Every line from the one holding "Rebuild this chart" through the one holding "return bars" should be returned exactly, both included; the pictures should not.

■ ■ ■ ■ ■ ■ ■

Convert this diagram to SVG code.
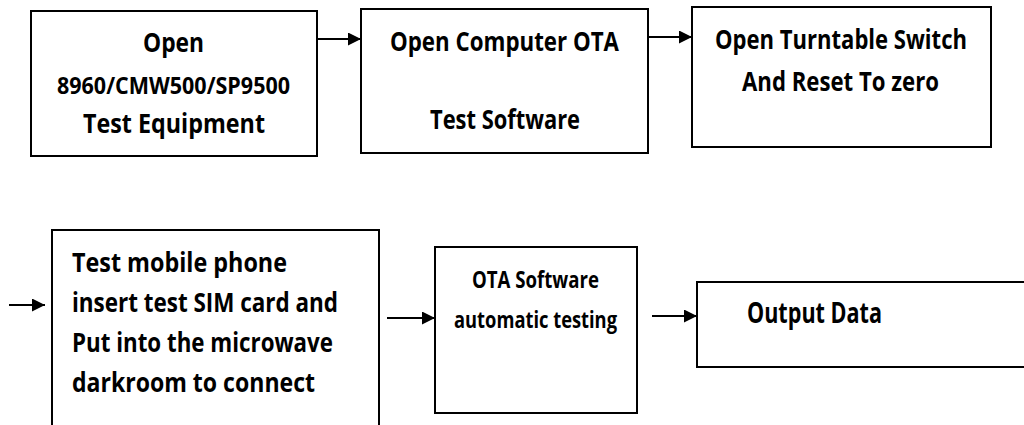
<svg xmlns="http://www.w3.org/2000/svg" width="1024" height="425" viewBox="0 0 1024 425">
<defs>
<marker id="ah" viewBox="0 0 10 10" refX="10" refY="5" markerWidth="16" markerHeight="13" markerUnits="userSpaceOnUse" orient="auto">
<path d="M0,0 L10,5 L0,10 z" fill="#000"/>
</marker>
</defs>
<style>
.box{fill:#fff;stroke:#000;stroke-width:2}
.t{font-family:"Open Sans",Lato,"DejaVu Sans",sans-serif;font-weight:bold;font-size:26px;fill:#000}
.s{font-size:23px}
.b{font-size:28px}
.c{stroke:#000;stroke-width:2;fill:none;marker-end:url(#ah)}
</style>
<rect width="1024" height="425" fill="#fff"/>
<g id="connectors">
<line class="c" x1="317" y1="39" x2="361" y2="39"/>
<line class="c" x1="648" y1="37" x2="692" y2="37"/>
<line class="c" x1="9" y1="305" x2="45" y2="305"/>
<line class="c" x1="387" y1="318" x2="435" y2="318"/>
<line class="c" x1="652" y1="316" x2="697" y2="316"/>
</g>
<g id="n1">
<rect class="box" x="31" y="11" width="286" height="145"/>
<text class="t" x="143" y="52" textLength="61" lengthAdjust="spacingAndGlyphs">Open</text>
<text class="t s" x="57" y="94" textLength="233" lengthAdjust="spacingAndGlyphs">8960/CMW500/SP9500</text>
<text class="t" x="83" y="133" textLength="182" lengthAdjust="spacingAndGlyphs">Test Equipment</text>
</g>
<g id="n2">
<rect class="box" x="361" y="9" width="287" height="144"/>
<text class="t" x="390" y="51" textLength="229" lengthAdjust="spacingAndGlyphs">Open Computer OTA</text>
<text class="t" x="430" y="129" textLength="150" lengthAdjust="spacingAndGlyphs">Test Software</text>
</g>
<g id="n3">
<rect class="box" x="692" y="7" width="299" height="140"/>
<text class="t" x="715" y="49" textLength="252" lengthAdjust="spacingAndGlyphs">Open Turntable Switch</text>
<text class="t" x="742" y="91" textLength="197" lengthAdjust="spacingAndGlyphs">And Reset To zero</text>
</g>
<g id="n4">
<rect class="box" x="52" y="230" width="327" height="200"/>
<text class="t" x="72" y="272" textLength="215" lengthAdjust="spacingAndGlyphs">Test mobile phone</text>
<text class="t" x="72" y="312" textLength="266" lengthAdjust="spacingAndGlyphs">insert test SIM card and</text>
<text class="t" x="72" y="352" textLength="261" lengthAdjust="spacingAndGlyphs">Put into the microwave</text>
<text class="t" x="72" y="392" textLength="243" lengthAdjust="spacingAndGlyphs">darkroom to connect</text>
</g>
<g id="n5">
<rect class="box" x="435" y="247" width="202" height="166"/>
<text class="t s" x="472" y="288" textLength="127" lengthAdjust="spacingAndGlyphs">OTA Software</text>
<text class="t s" x="454" y="328" textLength="163" lengthAdjust="spacingAndGlyphs">automatic testing</text>
</g>
<g id="n6">
<rect class="box" x="697" y="282" width="340" height="85"/>
<text class="t b" x="747" y="323" textLength="135" lengthAdjust="spacingAndGlyphs">Output Data</text>
</g>
</svg>
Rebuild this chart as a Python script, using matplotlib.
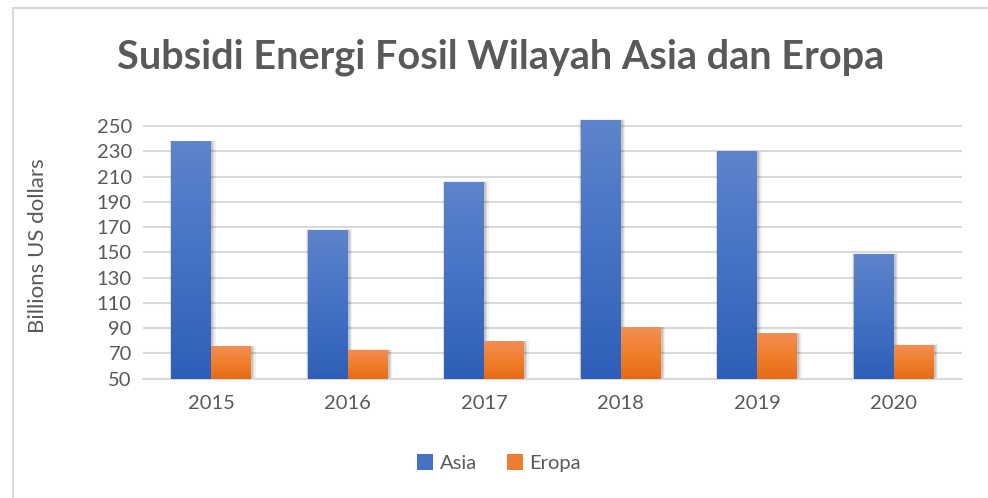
import numpy as np
import matplotlib
matplotlib.use("Agg")
import matplotlib.pyplot as plt
from matplotlib.patches import Rectangle
from matplotlib.colors import LinearSegmentedColormap

years = ["2015", "2016", "2017", "2018", "2019", "2020"]
asia = [238, 168, 206, 255, 230, 149]
eropa = [76, 73, 80, 91, 86, 77]
yticks = list(range(50, 251, 20))

plt.rcParams['font.family'] = ['Lato', 'DejaVu Sans']
txt = '#595959'

fig = plt.figure(figsize=(9.88, 4.98), dpi=100)
ax = fig.add_axes([0.1447, 0.2396, 0.8290, 0.5327])

# chart frame
fig.patches.append(Rectangle((13 / 988, -0.05), 1.2, 1 - 8 / 498 + 0.05,
                             transform=fig.transFigure, fill=False,
                             edgecolor='#d9d9d9', linewidth=1.5))

x = np.arange(len(years))
w = 0.293
cmap_blue = LinearSegmentedColormap.from_list('b', ['#2e5fb8', '#4472c4', '#5e84cb'])
cmap_orange = LinearSegmentedColormap.from_list('o', ['#e66a18', '#f07f2c', '#f28e55'])
grad = np.linspace(0, 1, 256).reshape(-1, 1)

def draw_bars(xs, vals, cmap, label, color):
    bars = ax.bar(xs, [v - 50 for v in vals], w, bottom=50, color=color,
                  label=label, zorder=3)
    for b in bars:
        x0, y0 = b.get_x(), b.get_y()
        bw, bh = b.get_width(), b.get_height()
        # soft shadow
        for k, a in zip([0.035, 0.025, 0.015], [0.06, 0.08, 0.1]):
            ax.add_patch(Rectangle((x0 - k * 0.3, y0 - 1.2), bw + k * 1.2, bh + k * 40,
                                   facecolor='black', alpha=a, linewidth=0, zorder=2))
        im = ax.imshow(grad, cmap=cmap, aspect='auto', origin='lower',
                       extent=[x0, x0 + bw, y0, y0 + bh], zorder=3.5)
        im.set_clip_path(b)
    return bars

draw_bars(x - w / 2, asia, cmap_blue, 'Asia', '#4472c4')
draw_bars(x + w / 2, eropa, cmap_orange, 'Eropa', '#ed7d31')

ax.set_xlim(-0.5, len(years) - 0.5)
ax.set_ylim(50, 260)
ax.set_yticks(yticks)
ax.set_xticks(x)
ax.set_xticklabels(years)
ax.yaxis.grid(True, color='#d9d9d9', linewidth=1.5, zorder=0)
ax.set_axisbelow(True)
for s in ['top', 'right', 'left']:
    ax.spines[s].set_visible(False)
ax.spines['bottom'].set_color('#d9d9d9')
ax.spines['bottom'].set_linewidth(1.5)
ax.tick_params(length=0, labelsize=14.5, colors=txt, pad=8)
ax.tick_params(axis='x', pad=12)
ax.set_ylabel('Billions US dollars', fontsize=16, color=txt)
ax.yaxis.set_label_coords(-0.116, 0.5)

fig.text(0.507, 0.886, 'Subsidi Energi Fosil Wilayah Asia dan Eropa',
         ha='center', va='center', fontsize=28.5, fontweight='bold', color=txt)

leg = fig.legend(loc='center', bbox_to_anchor=(0.505, 0.07), ncol=2, frameon=False,
                 fontsize=14.5, handlelength=0.8, handleheight=0.8, handletextpad=0.3,
                 columnspacing=1.5, labelcolor=txt)

fig.savefig('out.png', dpi=100)
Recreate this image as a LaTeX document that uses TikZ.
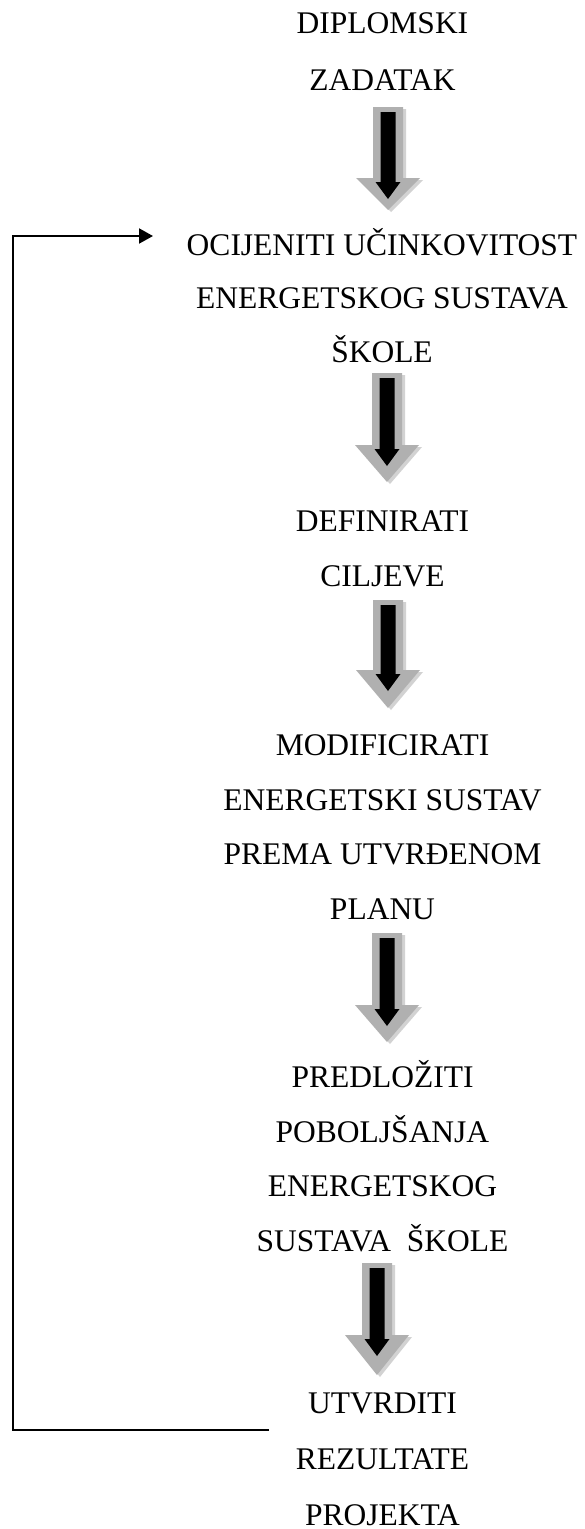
\documentclass[tikz,border=0pt]{standalone}
\usepackage{fontspec}
\setmainfont{Liberation Serif}
\usetikzlibrary{arrows.meta}
\newcommand\blkarrow[4]{%
  \fill[gray!35] ({#1-15+3},{#2+2}) -- ({#1+15+3},{#2+2}) -- ({#1+15+3},{#3+2}) -- ({#1+32+3},{#3+2}) -- ({#1+3},{#4+2}) -- ({#1-32+3},{#3+2}) -- ({#1-15+3},{#3+2}) -- cycle;
  \fill[gray!62] ({#1-15},{#2}) -- ({#1+15},{#2}) -- ({#1+15},{#3}) -- ({#1+32},{#3}) -- ({#1},{#4}) -- ({#1-32},{#3}) -- ({#1-15},{#3}) -- cycle;
  \fill[black] ({#1-7.5},{#2+5}) -- ({#1+7.5},{#2+5}) -- ({#1+7.5},{#3+4}) -- ({#1+12.5},{#3+4}) -- ({#1},{#3+21}) -- ({#1-12.5},{#3+4}) -- ({#1-7.5},{#3+4}) -- cycle;
}
\begin{document}
\begin{tikzpicture}[x=1pt,y=-1pt,
  txt/.style={font=\fontsize{31.5}{#1}\selectfont, align=center, anchor=north, inner sep=0pt},
  txt/.default=54.5,
  fb/.style={line width=2pt, -{Triangle[length=14pt,width=15pt]}}]
\useasboundingbox (0,0) rectangle (584,1529);
\fill[white] (0,0) rectangle (584,1529);
\node[txt=57] (zad) at (382.5,3) {\rule{0pt}{30pt}DIPLOMSKI\\ZADATAK};
\node[txt=53.5] (ocj) at (382,225) {\rule{0pt}{30pt}OCIJENITI UČINKOVITOST\\ENERGETSKOG SUSTAVA\\ŠKOLE};
\node[txt] (cil) at (382.5,501.5) {\rule{0pt}{30pt}DEFINIRATI\\CILJEVE};
\node[txt] (mod) at (382.5,725.5) {\rule{0pt}{30pt}MODIFICIRATI\\ENERGETSKI SUSTAV\\PREMA UTVRĐENOM\\PLANU};
\node[txt] (pre) at (382.5,1057.5) {\rule{0pt}{30pt}PREDLOŽITI\\POBOLJŠANJA\\ENERGETSKOG\\SUSTAVA\ \ ŠKOLE};
\node[txt=56] (rez) at (382.5,1383) {\rule{0pt}{30pt}UTVRDITI\\REZULTATE\\PROJEKTA};
\blkarrow{388}{107}{178}{210}
\blkarrow{387}{373}{445}{482}
\blkarrow{388}{600}{670}{708}
\blkarrow{387}{933}{1005}{1042}
\blkarrow{377}{1263}{1335}{1375}
\coordinate (fbs) at (269,1430);
\coordinate (fbe) at (153,236);
\draw[fb] (fbs) -- ++(-256,0) |- (fbe);
\end{tikzpicture}
\end{document}
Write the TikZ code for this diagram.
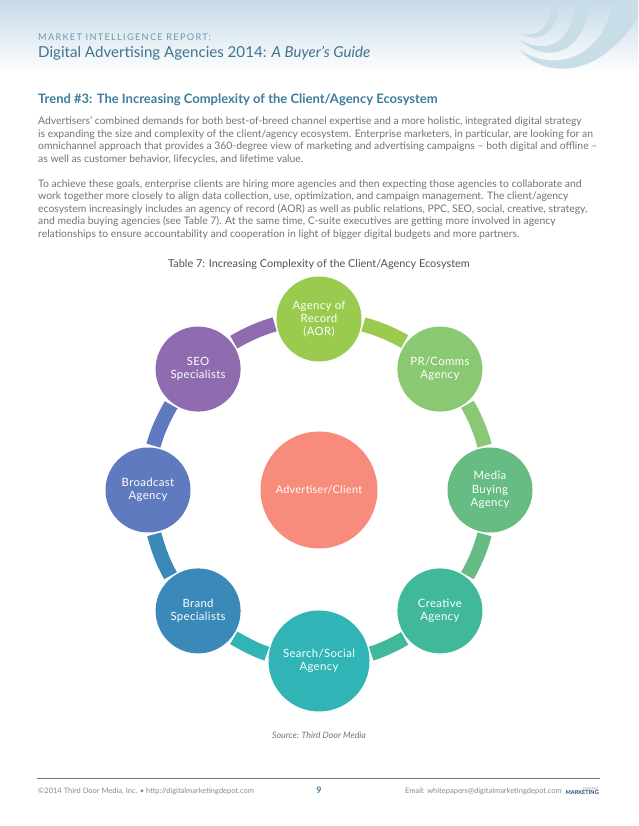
\documentclass[tikz,border=0pt]{standalone}
\usepackage{fontspec}
\setmainfont{Lato}
\usepackage{xcolor}
\usetikzlibrary{positioning, calc}
\definecolor{bandB}{HTML}{C6DBE7}
\definecolor{swooshB}{HTML}{C9DDE9}
\definecolor{headT}{HTML}{3F7491}
\definecolor{trendT}{HTML}{3E7C9B}
\definecolor{bodyG}{HTML}{6F7376}
\definecolor{aorC}{HTML}{9ACB4E}
\definecolor{prC}{HTML}{8BC873}
\definecolor{mediaC}{HTML}{66BC83}
\definecolor{creatC}{HTML}{40B99A}
\definecolor{searchC}{HTML}{30B4B5}
\definecolor{brandC}{HTML}{3A89B8}
\definecolor{broadC}{HTML}{5F7ABE}
\definecolor{seoC}{HTML}{8F6BB0}
\definecolor{hubC}{HTML}{F78C7D}
\definecolor{logoN}{HTML}{2B4A7A}
\tikzset{
  textline/.style={anchor=west, align=left, inner sep=0pt},
  bodytext/.style={textline, text=bodyG, font=\fontsize{10.4}{12.55}\selectfont},
  foottext/.style={inner sep=0pt, text=bodyG!85, font=\fontsize{7.5}{9}\selectfont},
  ringnode/.style={circle, inner sep=0pt, outer sep=2.2pt, text=white, align=center,
            font=\fontsize{11.4}{13.2}\selectfont\addfontfeature{LetterSpace=3}},
  ringarc/.style={line width=14.5pt, looseness=0.855}
}
\begin{document}
\begin{tikzpicture}[x=1pt, y=1pt]
  \useasboundingbox (0,0) rectangle (638,826);
  % header band and swooshes
  \shade[top color=bandB, bottom color=white] (0,826) rectangle (638,752);
  \fill[swooshB] (520,776) .. controls (545,747) and (600,747) .. (638,809) -- (638,826)
     -- (613,826) .. controls (607,775) and (560,750) .. (520,776) -- cycle;
  \fill[swooshB] (520,786) .. controls (545,762) and (585,770) .. (590,826)
     -- (577,826) .. controls (572,785) and (550,770) .. (520,786) -- cycle;
  \fill[swooshB] (520,793) .. controls (540,780) and (558,795) .. (560,826)
     -- (553,826) .. controls (550,795) and (535,788) .. (520,793) -- cycle;
  % header text
  \node[textline, text=headT!75, font=\fontsize{9.2}{11}\selectfont\addfontfeature{LetterSpace=14}] (report) at (38,789)
     {MARKET INTELLIGENCE REPORT:};
  \node[textline, text=headT, font=\fontsize{15.1}{18}\selectfont] (guide) at (38,772.5)
     {Digital Advertising Agencies 2014: \textit{A Buyer's Guide}};
  \node[textline, text=trendT, font=\fontsize{13}{15}\selectfont\bfseries] (trend) at (38,726.5)
     {Trend \#3: The Increasing Complexity of the Client/Agency Ecosystem};
  % paragraphs
  \node[bodytext, anchor=north west] (parA) at (38,709.5)
     {Advertisers' combined demands for both best-of-breed channel expertise and a more holistic, integrated digital strategy\\
      is expanding the size and complexity of the client/agency ecosystem. Enterprise marketers, in particular, are looking for an\\
      omnichannel approach that provides a 360-degree view of marketing and advertising campaigns -- both digital and offline --\\
      as well as customer behavior, lifecycles, and lifetime value.};
  \node[bodytext, anchor=north west] (parB) at (38,646.5)
     {To achieve these goals, enterprise clients are hiring more agencies and then expecting those agencies to collaborate and\\
      work together more closely to align data collection, use, optimization, and campaign management. The client/agency\\
      ecosystem increasingly includes an agency of record (AOR) as well as public relations, PPC, SEO, social, creative, strategy,\\
      and media buying agencies (see Table 7). At the same time, C-suite executives are getting more involved in agency\\
      relationships to ensure accountability and cooperation in light of bigger digital budgets and more partners.};
  \node[inner sep=0pt, text=bodyG!70!black, font=\fontsize{10.9}{13}\selectfont] (caption) at (319,561.5)
     {Table 7: Increasing Complexity of the Client/Agency Ecosystem};
  % ring
  \def\ringr{171}
  \node[ringnode, fill=hubC, minimum size=117pt, outer sep=0pt, font=\fontsize{10.8}{13}\selectfont\addfontfeature{LetterSpace=3}] (hub) at (319,336) {Advertiser/Client};
  \foreach \ang/\c/\sz/\lab [count=\n from 0] in {%
    90/aorC/85/{Agency of\\Record\\(AOR)},%
    45/prC/85/{PR/Comms\\Agency},%
    0/mediaC/85/{Media\\Buying\\Agency},%
    -45/creatC/85/{Creative\\Agency},%
    -90/searchC/101/{Search/Social\\Agency},%
    -135/brandC/85/{Brand\\Specialists},%
    180/broadC/85/{Broadcast\\Agency},%
    135/seoC/85/{SEO\\Specialists}}{%
      \node[ringnode, fill=\c, minimum size=\sz pt] (N\n) at ([shift={(\ang:\ringr)}]hub.center) {\lab};
  }
  % arcs between neighbours: from, to, angle of from, colour, clearance at each end
  \foreach \a/\b/\th/\c/\da/\db in {%
    0/1/90/aorC/15/15, 1/2/45/prC/15/15, 2/3/0/mediaC/15/15, 3/4/-45/creatC/15/17.7,%
    4/5/-90/searchC/17.7/15, 5/6/-135/brandC/15/15, 6/7/-180/broadC/15/15, 7/0/135/seoC/15/15}{
    \pgfmathsetmacro{\sa}{\th-90-\da/2}
    \pgfmathsetmacro{\oa}{\th-90-\da}
    \pgfmathsetmacro{\sb}{\th+45+\db/2}
    \pgfmathsetmacro{\ib}{\th+45+\db}
    \draw[ringarc, \c] (N\a.\sa) to[out=\oa, in=\ib] (N\b.\sb);
  }
  % footer
  \node[inner sep=0pt, text=bodyG, font=\fontsize{8.8}{10}\selectfont\itshape] (source) at (319,91) {Source: Third Door Media};
  \coordinate (ruleL) at (37,48);
  \coordinate (ruleR) at (600,48);
  \draw[bodyG, line width=0.7pt] (ruleL) -- (ruleR);
  \node[foottext, anchor=west] (copyright) at (38,35) {©2014 Third Door Media, Inc. • http://digitalmarketingdepot.com};
  \node[inner sep=0pt, text=trendT, font=\fontsize{9}{11}\selectfont\bfseries] (pagenum) at (319,35.5) {9};
  \node[foottext, anchor=east] (email) at (562,35) {Email: whitepapers@digitalmarketingdepot.com};
  \node[inner sep=0pt, anchor=east, text=logoN, font=\fontsize{5.6}{6}\selectfont\bfseries] (logoB) at (599,33.5) {MARKETING};
  \node[inner sep=0pt, anchor=south east, text=bodyG!70, font=\fontsize{4.2}{5}\selectfont] (logoA) at (599,35.5) {DIGITAL};
\end{tikzpicture}
\end{document}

■ ■ ■ ■ ■ ■ ■

REPLY TO THE EXERCISE →
Rebuild this chart as a Python script, using matplotlib.
import numpy as np
import matplotlib
matplotlib.use("Agg")
import matplotlib.pyplot as plt
from matplotlib.patches import Rectangle
from matplotlib.colors import LinearSegmentedColormap

years = ["2015", "2016", "2017", "2018", "2019", "2020"]
asia = [238, 168, 206, 255, 230, 149]
eropa = [76, 73, 80, 91, 86, 77]
yticks = list(range(50, 251, 20))

plt.rcParams['font.family'] = ['Lato', 'DejaVu Sans']
txt = '#595959'

fig = plt.figure(figsize=(9.88, 4.98), dpi=100)
ax = fig.add_axes([0.1447, 0.2396, 0.8290, 0.5327])

# chart frame
fig.patches.append(Rectangle((13 / 988, -0.05), 1.2, 1 - 8 / 498 + 0.05,
                             transform=fig.transFigure, fill=False,
                             edgecolor='#d9d9d9', linewidth=1.5))

x = np.arange(len(years))
w = 0.293
cmap_blue = LinearSegmentedColormap.from_list('b', ['#2e5fb8', '#4472c4', '#5e84cb'])
cmap_orange = LinearSegmentedColormap.from_list('o', ['#e66a18', '#f07f2c', '#f28e55'])
grad = np.linspace(0, 1, 256).reshape(-1, 1)

def draw_bars(xs, vals, cmap, label, color):
    bars = ax.bar(xs, [v - 50 for v in vals], w, bottom=50, color=color,
                  label=label, zorder=3)
    for b in bars:
        x0, y0 = b.get_x(), b.get_y()
        bw, bh = b.get_width(), b.get_height()
        # soft shadow
        for k, a in zip([0.035, 0.025, 0.015], [0.06, 0.08, 0.1]):
            ax.add_patch(Rectangle((x0 - k * 0.3, y0 - 1.2), bw + k * 1.2, bh + k * 40,
                                   facecolor='black', alpha=a, linewidth=0, zorder=2))
        im = ax.imshow(grad, cmap=cmap, aspect='auto', origin='lower',
                       extent=[x0, x0 + bw, y0, y0 + bh], zorder=3.5)
        im.set_clip_path(b)
    return bars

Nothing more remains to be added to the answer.